Mets closer 'feels great' after return, sets goal of All-Star Game nod with brother Alexis

March 12th, 2024

PORT ST. LUCIE, Fla. -- Sound the trumpets. The music, “Narco” by Timmy Trumpet, was heard by fans at Clover Park in Monday night's 1-0 loss to the Marlins. It only means one thing: Mets closer Edwin Díaz entered the game and received a standing ovation.

“It was crazy because I heard the people screaming and everything," Díaz said after the game. "I was trying to control my emotions at that moment because I had to do my job, even if it’s a Spring Training game. I treated this game like a regular season.”

It was his first appearance since the Mets were in the postseason in 2022, and the fireballing right-hander didn’t disappoint. He entered the game against the Marlins in the fifth inning and struck out the side. Jesús Sánchez, Avisaíl García and Jon Berti all struck out on sliders, Díaz also adding in a fastball clocked as high as 98 miles an hour.

In all, Díaz threw 14 pitches, recorded eight swings (seven swings-and-misses among them), and notched all three of those swinging strikeouts on sliders.

In a healthy Díaz, the Mets have a player who was the best closer in the National League in ‘22. That year, Díaz had a season to remember, saving 32 games with a 1.31 ERA and winning the Trevor Hoffman Award as the best reliever in the National League.

“He was electric. You knew anytime he was getting the ball, he was shutting the door,” teammate Pete Alonso said. “Once we knew he had the ball, it was over.”

Díaz didn’t play at all last year after suffering a complete right patellar tendon tear during the World Baseball Classic on March 16. His absence hurt the Mets’ bullpen, which went 25-36 with a 4.48 ERA and 34 saves in 52 opportunities.

Díaz thought he would have pitched in September, but the Mets were out of the postseason race by then and he had to wait until Spring Training to get back on the mound.

After all he's been through, even Marlins manager Skip Schumaker was happy to see Díaz back in action.
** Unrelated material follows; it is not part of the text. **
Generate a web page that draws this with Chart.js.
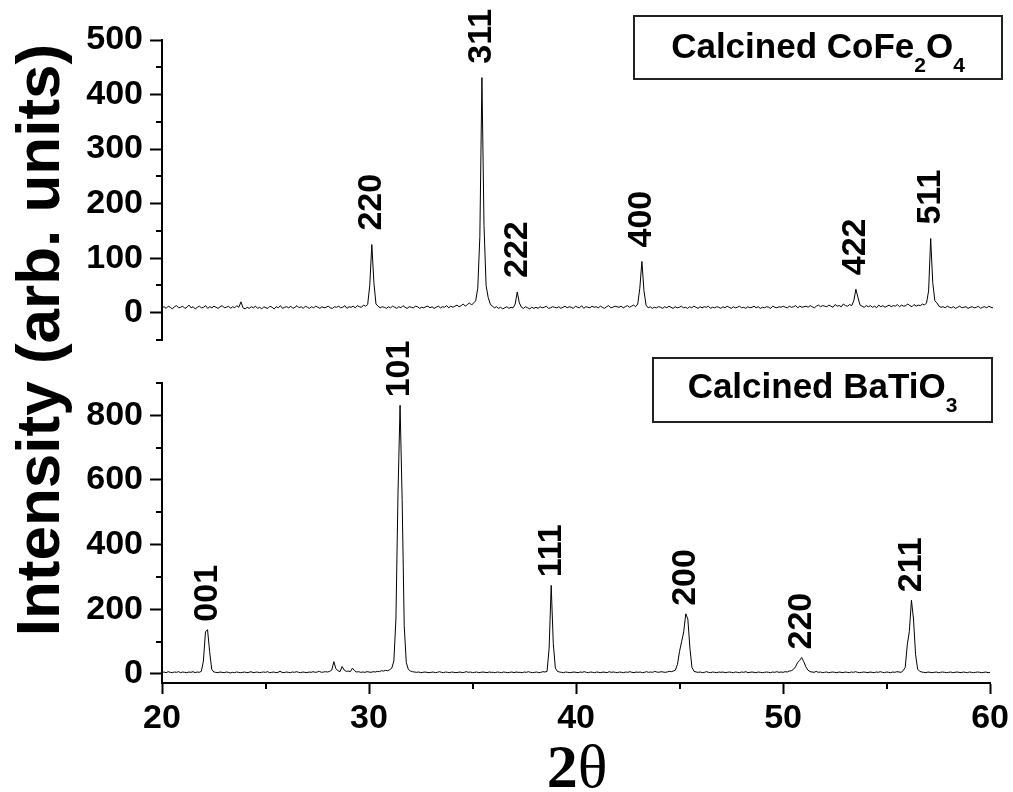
<!DOCTYPE html>
<html>
<head>
<meta charset="utf-8">
<title>XRD - calcined CoFe2O4 and BaTiO3</title>
<script src="https://cdn.jsdelivr.net/npm/chart.js@4.4.0/dist/chart.umd.min.js"></script>
<style>
  body { margin: 0; background: #fff; }
  #wrap { position: relative; width: 1013px; height: 792px; overflow: hidden; font-family: "Liberation Sans", Arial, sans-serif; color: #000; }
  canvas { position: absolute; left: 0; }
  #cfo { top: 0; }
  #bto { top: 320px; }
  .tag { position: absolute; box-sizing: border-box; border: 2px solid #222; font-size: 35px; font-weight: bold; text-align: center; line-height: 50px; white-space: nowrap; }
  .tag .sb { font-size: 21px; line-height: 1; vertical-align: -14px; }
  #tagCfo { left: 633px; top: 15px; width: 370px; height: 65px; padding-top: 4px; }
  #tagBto { left: 652px; top: 357px; width: 341px; height: 66px; padding-top: 2px; }
  #ytitle { position: absolute; left: -312px; top: 309px; width: 700px; height: 62px; line-height: 62px; font-size: 62px; font-weight: bold; text-align: center; transform: rotate(-90deg); white-space: nowrap; }
  #xtitle { position: absolute; left: 277px; top: 735px; width: 600px; height: 62px; line-height: 62px; font-size: 62px; text-align: center; font-family: "Liberation Serif", "Times New Roman", serif; }
</style>
</head>
<body>
<div id="wrap">
  <canvas id="cfo" width="1013" height="380"></canvas>
  <canvas id="bto" width="1013" height="472"></canvas>
  <div class="tag" id="tagCfo">Calcined CoFe<span class="sb">2</span>O<span class="sb">4</span></div>
  <div class="tag" id="tagBto">Calcined BaTiO<span class="sb">3</span></div>
  <div id="ytitle">Intensity (arb. units)</div>
  <div id="xtitle"><b>2</b>θ</div>
</div>
<script>
// scan: 20 - 60 deg, 0.1 deg step
const scanStart = 20;
const scanStep = 0.1;

// CoFe2O4 counts, one row per degree
const cfoCounts = [
  9,11,8,12,10,7,11,13,9,10,
  12,8,10,14,9,11,7,10,12,9,
  10,13,8,11,9,12,10,8,11,13,
  9,10,12,8,11,9,13,10,20,9,
  7,10,8,11,9,12,8,10,7,11,
  9,8,12,10,7,11,9,13,8,10,
  11,9,12,8,10,13,9,11,8,12,
  10,8,11,9,12,10,8,11,9,10,
  12,9,8,11,10,12,9,10,13,8,
  11,10,12,9,13,11,10,14,12,15,
  50,125,55,16,12,9,11,10,8,11,
  9,12,10,8,11,9,13,10,8,11,
  10,9,12,11,8,10,9,11,12,9,
  11,8,10,12,9,11,10,13,9,12,
  10,12,14,11,13,16,12,15,18,14,
  18,22,45,140,431,160,50,28,16,12,
  9,11,8,10,7,9,11,8,10,9,
  16,38,18,10,8,11,9,7,10,8,
  10,8,11,9,10,12,8,9,11,10,
  9,11,8,10,12,9,11,10,8,12,
  10,9,13,8,11,10,9,12,10,11,
  9,12,10,8,11,13,9,10,12,11,
  10,12,9,11,13,10,12,14,11,16,
  45,94,40,14,9,11,8,10,9,11,
  10,8,11,9,12,10,8,11,9,10,
  12,9,10,8,11,9,12,10,8,11,
  9,11,10,12,8,10,9,11,10,8,
  11,9,12,10,8,11,9,10,12,9,
  10,8,11,9,10,12,9,11,8,10,
  9,11,10,8,12,10,9,11,10,12,
  10,9,12,10,11,13,9,12,10,11,
  12,10,13,11,9,12,14,11,13,12,
  11,14,12,10,15,12,13,11,16,13,
  12,15,13,22,43,28,14,12,10,13,
  11,13,10,12,9,14,11,13,10,12,
  14,11,13,12,15,11,14,12,13,16,
  13,11,15,12,14,13,16,14,18,40,
  136,55,22,18,12,10,11,9,12,10,
  9,11,8,10,12,9,10,11,8,10,
  11,9,10,12,8,10,11,9,12,10,
  9
];

// BaTiO3 counts, same scan
const btoCounts = [
  5,6,4,7,5,4,6,5,7,4,
  6,5,4,6,5,7,4,6,5,8,
  40,130,137,70,15,6,5,4,6,5,
  4,6,5,3,5,4,6,5,4,5,
  6,4,5,7,4,5,6,4,5,6,
  5,7,4,5,6,4,5,8,5,4,
  6,5,4,6,5,7,5,4,6,5,
  4,6,5,7,5,6,8,5,6,7,
  6,8,12,38,16,10,7,23,12,8,
  9,7,18,10,6,7,5,6,5,7,
  6,5,7,6,8,7,10,9,11,10,
  13,18,40,170,560,831,540,150,35,14,
  9,7,6,5,6,4,5,6,5,4,
  5,6,4,5,7,5,4,6,5,4,
  6,5,4,5,6,4,5,7,5,6,
  4,5,6,4,5,6,5,4,6,5,
  5,4,6,5,4,6,5,4,5,6,
  4,6,5,5,4,6,5,7,5,4,
  5,6,4,5,7,6,8,80,274,95,
  18,8,6,5,4,6,5,4,5,6,
  5,4,6,5,7,5,4,6,5,4,
  6,5,4,6,5,4,7,5,6,5,
  4,6,5,4,6,5,7,5,4,6,
  5,6,4,5,7,5,6,5,8,6,
  5,7,6,5,6,8,7,9,12,30,
  70,100,130,186,170,80,20,8,6,5,
  6,4,5,7,5,4,6,5,4,6,
  5,6,4,5,6,5,4,6,5,4,
  6,5,7,4,5,6,5,4,6,5,
  4,5,6,5,4,6,5,7,5,6,
  5,7,6,9,10,14,22,35,42,51,
  38,22,12,7,6,5,8,5,6,4,
  5,6,4,5,6,5,4,6,5,4,
  6,5,4,6,5,7,5,4,5,6,
  5,4,6,5,4,6,5,7,5,4,
  6,5,4,6,5,7,6,5,10,20,
  90,132,228,170,60,15,8,6,5,4,
  6,5,4,5,6,4,5,6,5,4,
  5,6,4,5,6,5,4,6,5,4,
  6,5,4,5,6,5,4,5,6,4,
  5
];

// reflections
const cfoHkl = ['220', '311', '222', '400', '422', '511'];
const cfoPeakAt = [30.1, 35.4, 37.1, 43.1, 53.4, 57.0];
const btoHkl = ['001', '101', '111', '200', '220', '211'];
const btoPeakAt = [22.2, 31.5, 38.8, 45.3, 50.9, 56.2];

// axis ticks
const xTicks = [20, 30, 40, 50, 60];
const xMinor = [25, 35, 45, 55];
const cfoTicks = [0, 100, 200, 300, 400, 500];
const cfoMinor = [-50, 50, 150, 250, 350, 450];
const btoTicks = [0, 200, 400, 600, 800];
const btoMinor = [100, 300, 500, 700, 900];

const twoTheta = cfoCounts.map((_, i) => +(scanStart + i * scanStep).toFixed(1));

const FONT = '"Liberation Sans", Arial, sans-serif';
Chart.defaults.font.family = FONT;
Chart.defaults.color = '#000';

// short unlabelled ticks between the major ones
const minorTicks = {
  id: 'minorTicks',
  afterDraw(chart, args, opts) {
    const ctx = chart.ctx;
    ctx.save();
    ctx.strokeStyle = '#000';
    ctx.lineWidth = 2;
    const y = chart.scales.y;
    (opts.y || []).forEach(v => {
      const py = Math.round(y.getPixelForValue(v));
      ctx.beginPath();
      ctx.moveTo(y.right, py);
      ctx.lineTo(y.right - 6, py);
      ctx.stroke();
    });
    const x = chart.scales.x;
    (opts.x || []).forEach(v => {
      const px = Math.round(x.getPixelForValue(v));
      ctx.beginPath();
      ctx.moveTo(px, x.top);
      ctx.lineTo(px, x.top + 6);
      ctx.stroke();
    });
    ctx.restore();
  }
};

// hkl index written upright above each reflection
const peakLabels = {
  id: 'peakLabels',
  afterDatasetsDraw(chart, args, opts) {
    const {ctx, scales: {x, y}} = chart;
    const counts = opts.counts;
    ctx.save();
    ctx.fillStyle = '#000';
    ctx.font = 'bold 34px ' + FONT;
    ctx.textAlign = 'left';
    ctx.textBaseline = 'middle';
    opts.hkl.forEach((h, i) => {
      const idx = Math.round((opts.at[i] - scanStart) / scanStep);
      const top = Math.max(counts[idx - 1], counts[idx], counts[idx + 1]);
      const px = x.getPixelForValue(opts.at[i]);
      const py = y.getPixelForValue(top) - opts.gap;
      ctx.save();
      ctx.translate(px, py);
      ctx.rotate(-Math.PI / 2);
      ctx.fillText(h, 0, 0);
      ctx.restore();
    });
    ctx.restore();
  }
};

function yAxis(min, max, ticks) {
  return {
    min: min,
    max: max,
    afterBuildTicks: s => { s.ticks = ticks.map(v => ({value: v})); },
    afterFit: s => { s.width = 162; },
    border: {color: '#000', width: 2},
    grid: {drawOnChartArea: false, tickLength: 12, tickWidth: 2, tickColor: '#000'},
    ticks: {color: '#000', padding: 7, autoSkip: false, font: {size: 34, weight: 'bold'}}
  };
}

function pattern(counts) {
  return [{
    data: twoTheta.map((t, i) => ({x: t, y: counts[i]})),
    borderColor: '#000',
    borderWidth: 1,
    pointRadius: 0,
    tension: 0,
    fill: false
  }];
}

new Chart(document.getElementById('cfo'), {
  type: 'line',
  data: {datasets: pattern(cfoCounts)},
  options: {
    responsive: false,
    animation: false,
    devicePixelRatio: 1,
    events: [],
    layout: {padding: {top: 40, right: 20, bottom: 40, left: 0}},
    plugins: {
      legend: {display: false},
      tooltip: {enabled: false},
      minorTicks: {y: cfoMinor},
      peakLabels: {hkl: cfoHkl, at: cfoPeakAt, counts: cfoCounts, gap: 14}
    },
    scales: {
      x: {type: 'linear', min: 20, max: 60, display: false},
      y: yAxis(-50, 500, cfoTicks)
    }
  },
  plugins: [minorTicks, peakLabels]
});

new Chart(document.getElementById('bto'), {
  type: 'line',
  data: {datasets: pattern(btoCounts)},
  options: {
    responsive: false,
    animation: false,
    devicePixelRatio: 1,
    events: [],
    layout: {padding: {top: 63, right: 20, bottom: 49, left: 0}},
    plugins: {
      legend: {display: false},
      tooltip: {enabled: false},
      minorTicks: {y: btoMinor, x: xMinor},
      peakLabels: {hkl: btoHkl, at: btoPeakAt, counts: btoCounts, gap: 8}
    },
    scales: {
      x: {
        type: 'linear',
        min: 20,
        max: 60,
        afterBuildTicks: s => { s.ticks = xTicks.map(v => ({value: v})); },
        afterFit: s => { s.height = 60; },
        border: {color: '#000', width: 2},
        grid: {drawOnChartArea: false, tickLength: 11, tickWidth: 2, tickColor: '#000'},
        ticks: {color: '#000', padding: 4, autoSkip: false, maxRotation: 0, font: {size: 34, weight: 'bold'}}
      },
      y: yAxis(-28, 900, btoTicks)
    }
  },
  plugins: [minorTicks, peakLabels]
});
</script>
</body>
</html>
“That was a tough injury during the [Classic],” Schumacker said. “He's in our division and you don't want to see him ever, because he's pretty good, obviously. But as a fan, you want the best players on the field, and he's one of the best closers. You never want to see an injury like that happen. You felt for him, you felt for the team when that happened, so it was just really good to see him back on the mound. Hopefully he throws three in a row before we get into town, so we don't have to see him as many times.”
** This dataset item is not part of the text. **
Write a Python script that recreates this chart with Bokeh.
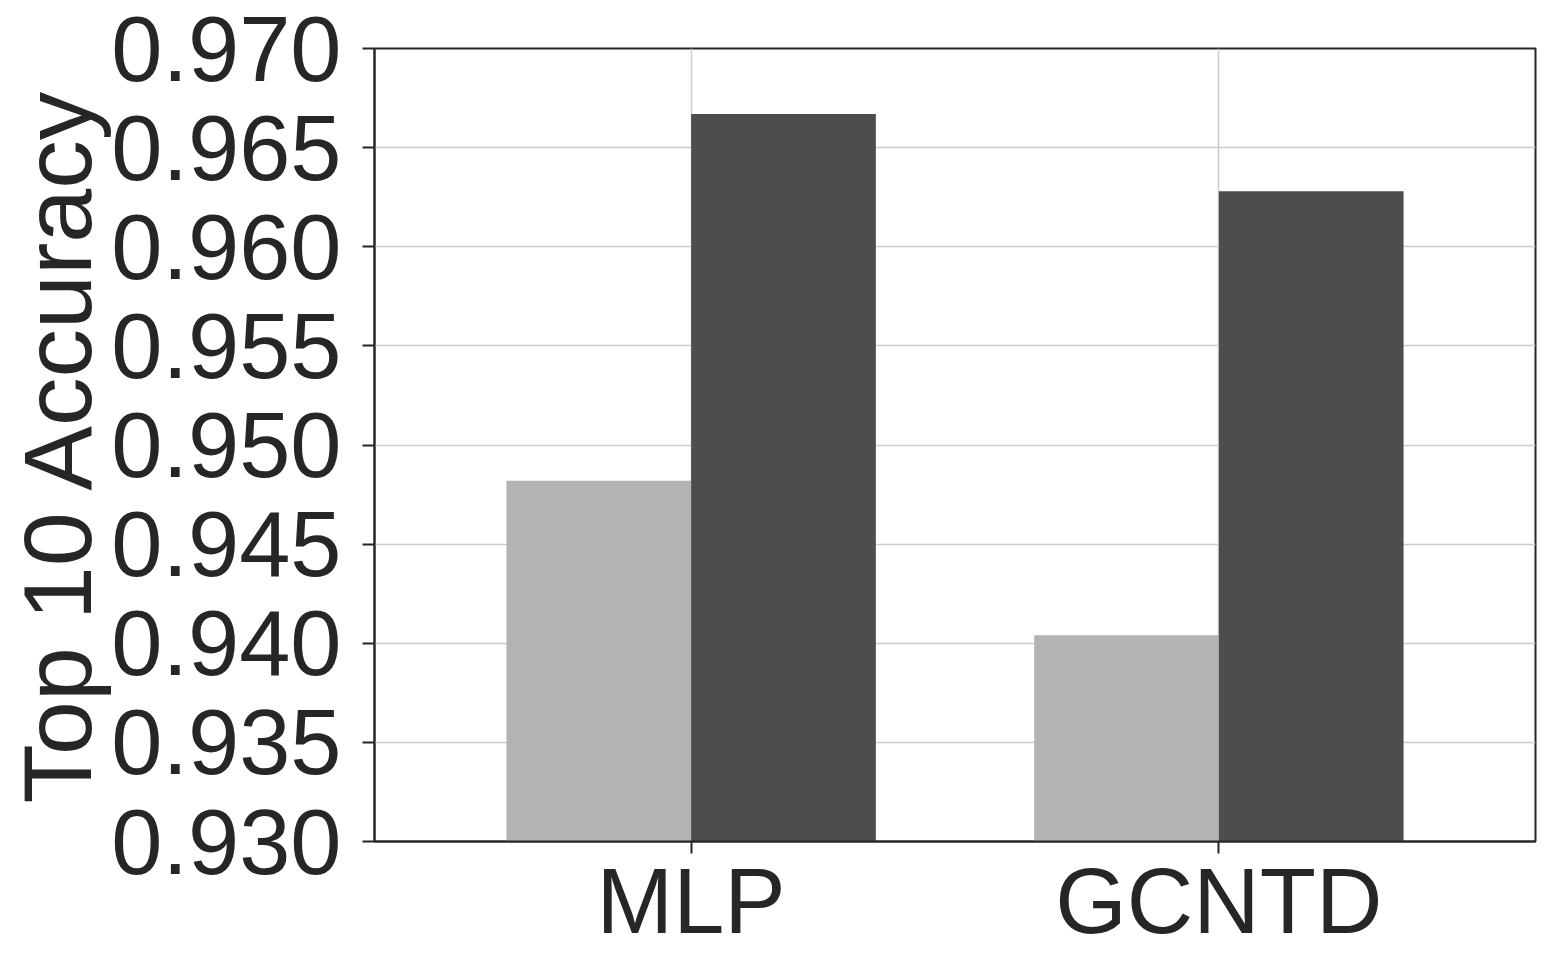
from bokeh.plotting import figure
from bokeh.models import Range1d, FixedTicker, ColumnDataSource
from bokeh.transform import dodge
from bokeh.embed import file_html
from bokeh.resources import INLINE

categories = ["MLP", "GCNTD"]
series_a = [0.9482, 0.9404]   # light bars
series_b = [0.9667, 0.9628]   # dark bars
y_ticks = [0.930, 0.935, 0.940, 0.945, 0.950, 0.955, 0.960, 0.965, 0.970]
y_label = "Top 10 Accuracy"

xs = list(range(len(categories)))
src = ColumnDataSource(dict(x=xs, a=series_a, b=series_b))

FONT = "Liberation Sans"
TXT = "#262626"

p = figure(width=1548, height=962, output_backend="svg", toolbar_location=None,
           x_range=Range1d(-0.6, 1.6), y_range=Range1d(0.930, 0.970),
           min_border_left=374, min_border_right=13, min_border_top=48, min_border_bottom=121)
p.outline_line_color = TXT
p.outline_line_width = 2

bw = 0.35
p.vbar(x=dodge("x", -bw / 2), top="a", bottom=0.930, width=bw, source=src,
       fill_color="#b3b3b3", line_color=None)
p.vbar(x=dodge("x", bw / 2), top="b", bottom=0.930, width=bw, source=src,
       fill_color="#4d4d4d", line_color=None)

p.xaxis.ticker = FixedTicker(ticks=xs)
p.xaxis.major_label_overrides = {i: c for i, c in zip(xs, categories)}
p.yaxis.ticker = FixedTicker(ticks=y_ticks)
p.yaxis.major_label_overrides = {t: f"{t:.3f}" for t in y_ticks}

for ax in (p.xaxis, p.yaxis):
    ax.axis_line_color = TXT
    ax.axis_line_width = 2
    ax.major_tick_line_color = TXT
    ax.major_tick_line_width = 2
    ax.major_tick_out = 12
    ax.major_tick_in = 0
    ax.minor_tick_line_color = None
    ax.major_label_text_font = FONT
    ax.major_label_text_font_size = "92px"
    ax.major_label_text_color = TXT

p.yaxis.major_label_standoff = 21
p.xaxis.major_label_standoff = -4
p.yaxis.axis_label = y_label
p.yaxis.axis_label_text_font = FONT
p.yaxis.axis_label_text_font_size = "97px"
p.yaxis.axis_label_text_font_style = "normal"
p.yaxis.axis_label_text_color = TXT
p.yaxis.axis_label_text_baseline = "alphabetic"
p.yaxis.axis_label_standoff = -4

p.xgrid.grid_line_color = "#cccccc"
p.ygrid.grid_line_color = "#cccccc"
p.xgrid.grid_line_width = 1.5
p.ygrid.grid_line_width = 1.5
p.xgrid.ticker = FixedTicker(ticks=xs)
p.ygrid.ticker = FixedTicker(ticks=y_ticks)

open("out.html", "w").write(file_html(p, INLINE))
Díaz said he wasn’t surprised by his outing on Monday. He was ready to pitch because he threw two Minor League games before making his spring debut.
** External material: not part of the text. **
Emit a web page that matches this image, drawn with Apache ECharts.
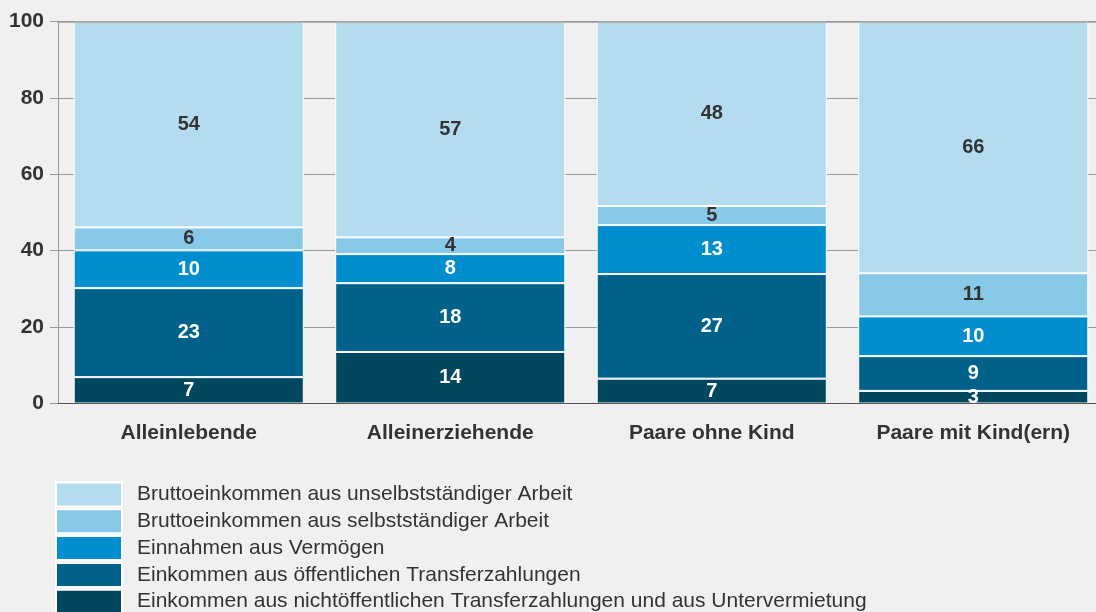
<!DOCTYPE html>
<html>
<head>
<meta charset="utf-8">
<script src="https://cdn.jsdelivr.net/npm/echarts@6/dist/echarts.min.js"></script>
<style>
  html, body { margin: 0; padding: 0; background: #f0f0f0; overflow: hidden; }
  #chart { width: 1104px; height: 612px; }
</style>
</head>
<body>
<div id="chart"></div>
<script>
// Kategorien
const categories = ['Alleinlebende', 'Alleinerziehende', 'Paare ohne Kind', 'Paare mit Kind(ern)']
// Anteile in %, von unten nach oben gestapelt
const nichtOeffentlich = [6.9, 13.5, 6.5, 3.3]
const oeffentlich = [23.3, 18.0, 27.4, 9.1]
const vermoegen = [9.9, 7.6, 12.8, 10.4]
const selbststaendig = [6.0, 4.4, 5.0, 11.3]
const unselbststaendig = [53.9, 56.5, 48.3, 65.9]
const yTicks = [0, 20, 40, 60, 80, 100]

const names = [
  'Einkommen aus nichtöffentlichen Transferzahlungen und aus Untervermietung',
  'Einkommen aus öffentlichen Transferzahlungen',
  'Einnahmen aus Vermögen',
  'Bruttoeinkommen aus selbstständiger Arbeit',
  'Bruttoeinkommen aus unselbstständiger Arbeit'
]
const colors = ['#00475f', '#00628a', '#008ecf', '#89c9e8', '#b3ddef']
const labelColors = ['#ffffff', '#ffffff', '#ffffff', '#333333', '#333333']
const values = [nichtOeffentlich, oeffentlich, vermoegen, selbststaendig, unselbststaendig]

const font = '"Liberation Sans", Arial, sans-serif'

const chart = echarts.init(document.getElementById('chart'))

const series = values.map((data, i) => ({
  name: names[i],
  type: 'bar',
  stack: 'total',
  data: data,
  barCategoryGap: '12%',
  itemStyle: { color: colors[i], borderColor: '#ffffff', borderWidth: 1 },
  label: {
    show: true,
    position: 'inside',
    formatter: p => Math.round(p.value),
    color: labelColors[i],
    fontFamily: font,
    fontWeight: 'bold',
    fontSize: 20
  }
}))

chart.setOption({
  backgroundColor: '#f0f0f0',
  animation: false,
  grid: { left: 58, right: 0, top: 21.5, bottom: 208.5, outerBoundsMode: 'none' },
  legend: {
    orient: 'vertical',
    left: 50,
    top: 476.5,
    height: 300,
    icon: 'rect',
    itemWidth: 66,
    itemHeight: 24,
    itemGap: 0.8,
    data: names.slice().reverse(),
    textStyle: { fontFamily: font, fontSize: 21, lineHeight: 22, color: '#333333', padding: [0, 0, 0, 10] }
  },
  xAxis: [
    {
      type: 'category',
      data: categories,
      z: 10,
      axisLine: { lineStyle: { color: '#555555', width: 1 } },
      axisTick: { show: false },
      axisLabel: {
        margin: 19,
        color: '#333333',
        fontFamily: font,
        fontWeight: 'bold',
        fontSize: 21
      }
    },
    {
      type: 'category',
      data: categories,
      position: 'top',
      z: 10,
      axisLine: { lineStyle: { color: '#999999', width: 1.5 } },
      axisTick: { show: false },
      axisLabel: { show: false }
    }
  ],
  yAxis: {
    type: 'value',
    min: yTicks[0],
    max: yTicks[yTicks.length - 1],
    interval: 20,
    axisLine: { show: true, lineStyle: { color: '#999999' } },
    axisTick: { show: true, length: 8, lineStyle: { color: '#999999' } },
    splitLine: { lineStyle: { color: '#999999', width: 1 } },
    axisLabel: {
      margin: 14,
      color: '#333333',
      fontFamily: font,
      fontWeight: 'bold',
      fontSize: 21
    }
  },
  series: series
})
</script>
</body>
</html>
“I was making sure my pitches were the way I wanted before I stepped on a big league mound,” Díaz said. “I knew I would be really good, but three strikeouts in the first outing was amazing.”

Going forward, Diaz would like to pitch in back-to-back games before the regular season starts. He is going to be needed often if the Mets are in close games.

Before the game, Diaz’s face was glowing, as he was eager to get back to business after such a lengthy time away. Recalling his electric return, he was just as upbeat afterward.

“As of right now, my arm is feeling great. I think I will do it in two weeks, right before we leave Florida,” he said.

This anticipated spring debut behind him, Díaz's goals are high for 2024. Besides staying healthy, he wants to play in the National League All-Star game with his brother, Reds closer Alexis Díaz.

“We talk almost every day,” Edwin said. “I’m really happy how he is performing. [I told him], ‘I’m coming back and we're going to have a great year. It’s a goal as a family to be in the All-Star Game.' I hope we can accomplish it this year. It would be great for him, me and my family.”